Obviously, the bracelet commands respect and says “I’m kind of a big deal, people know me.”

Currently, the record for most bracelets ever won is held by Phil Hellmuth, at 11. There are many “established” poker pros that have won millions upon millions of dollars, but still are looking to win that one prestigious piece of jewelry. 

For 30 + years, the World Series of Poker mainly consisted of professionals and high rollers that were willing to put up the $10,000 buy-in to be in the main event. It wasn’t until 1982 that the Main Event actually had over 100 players. Most recently, in 2009, there were 6,494 entrants.

When I first started watching poker on ESPN, I had no idea that the number of entrants was so small in the early years of the WSOP. I had to wonder what could have possibly triggered people from all over the world to want to come to Las Vegas and put up $10,000 to enter this tournament. The invention of the “pocket cam” is what started it all. This pocket cam allows you to see what hands the players have, thus allowing you to learn different strategies in playing the game.

ESPN didn’t use the pocket cam until the 2002 WSOP, and the numbers of entrants tell the rest of the story. In 2002, the number of main event entrants was 631, and by 2004, the numbers sky rocketed to 2,576 people. The craziest stat though, in my mind, is that in 2006, over 8,000 people entered the main event, and the prize for first place was $12 million. 
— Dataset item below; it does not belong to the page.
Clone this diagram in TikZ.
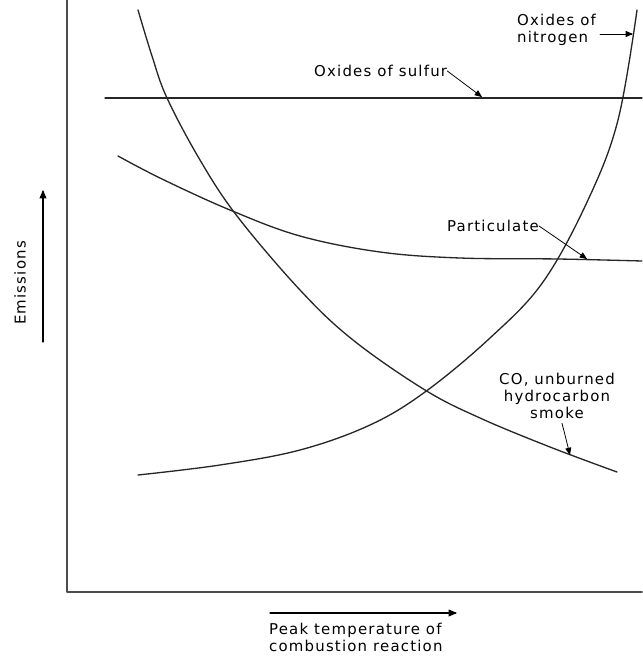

In the end, it can easily be said that the popularity of poker has exploded in the past decade more than anyone thought it ever would.

You can’t turn on your television without seeing an advertisement for a poker Web site, not to mention networks like ESPN, The Travel Channel, GSN and NBC all have poker shows in their lineups. I’d definitely recommend catching an episode of the World Series of Poker, just to see what the hype is all about.

Someday, who knows, maybe you’ll be the one with stacks of cash surrounding you holding up your newly won bracelet to the cameras of ESPN. It could happen.